Short task: Take the listing from its first line through the line that contains "import matplotlib.transforms as mtransforms" and please retype those lines exactly, leaving out the pictures.
━━ Data provided
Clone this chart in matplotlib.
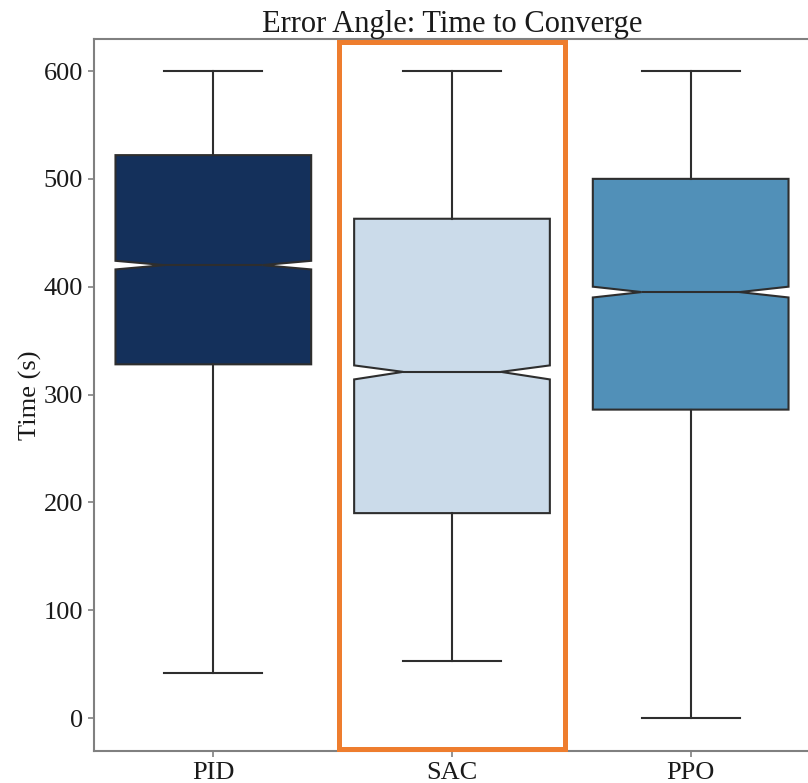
import matplotlib
matplotlib.use("Agg")
import matplotlib.pyplot as plt
from matplotlib.patches import Rectangle
import matplotlib.transforms as mtransforms

# Summary statistics per controller (seconds)
controllers = ["PID", "SAC", "PPO"]
medians = [420, 321, 395]
q1s = [328, 190, 286]
q3s = [522, 463, 500]
whisker_low = [42, 53, 0]
whisker_high = [600, 600, 600]
ci_low = [416, 314, 390]
ci_high = [424, 327, 400]
box_colors = ["#14305B", "#CBDBEA", "#5190B8"]
highlight = "SAC"

plt.rcParams["font.family"] = ["Liberation Serif", "DejaVu Serif"]

fig = plt.figure(figsize=(8.08, 7.83), dpi=100)
ax = fig.add_axes([94 / 808, 1 - 751 / 783, 716 / 808, 712 / 783])

stats = []
for name, med, q1, q3, lo, hi, cl, ch in zip(controllers, medians, q1s, q3s,
                                            whisker_low, whisker_high, ci_low, ci_high):
    stats.append(dict(label=name, med=med, q1=q1, q3=q3, whislo=lo, whishi=hi,
                      cilo=cl, cihi=ch, fliers=[]))

edge = "#2e2e2e"
lw = 1.5
bp = ax.bxp(stats, positions=range(len(stats)), widths=0.82, capwidths=0.41,
            shownotches=True, showfliers=False, patch_artist=True,
            boxprops=dict(edgecolor=edge, linewidth=lw),
            whiskerprops=dict(color=edge, linewidth=lw),
            capprops=dict(color=edge, linewidth=lw),
            medianprops=dict(color=edge, linewidth=lw))
for patch, c in zip(bp["boxes"], box_colors):
    patch.set_facecolor(c)

ax.set_xlim(-0.5, len(controllers) - 0.5)
ax.set_ylim(-30.6, 629.7)
ax.set_yticks([0, 100, 200, 300, 400, 500, 600])
ax.set_xticks(range(len(controllers)))
ax.set_xticklabels(controllers)

for s in ax.spines.values():
    s.set_color("#808080")
    s.set_linewidth(1.5)
ax.tick_params(axis="both", labelsize=19, colors="#808080", labelcolor="#1a1a1a",
               length=4, width=1.2, pad=4)

ax.set_ylabel("Time (s)", fontsize=19, color="#1a1a1a", labelpad=1)
ax.set_title("Error Angle: Time to Converge", fontsize=22, color="#1a1a1a", pad=4)

# Outline the highlighted controller
hi_idx = controllers.index(highlight)
trans = mtransforms.blended_transform_factory(ax.transData, ax.transAxes)
ax.add_patch(Rectangle((hi_idx - 0.473, 0.003), 0.946, 0.993, transform=trans,
                       fill=False, edgecolor="#EE7D2E", linewidth=3.6,
                       clip_on=False, zorder=5))

fig.savefig("out.png", dpi=100)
━━━━
In response:
Clone this chart in matplotlib.
import matplotlib
matplotlib.use("Agg")
import matplotlib.pyplot as plt
from matplotlib.patches import Rectangle
import matplotlib.transforms as mtransforms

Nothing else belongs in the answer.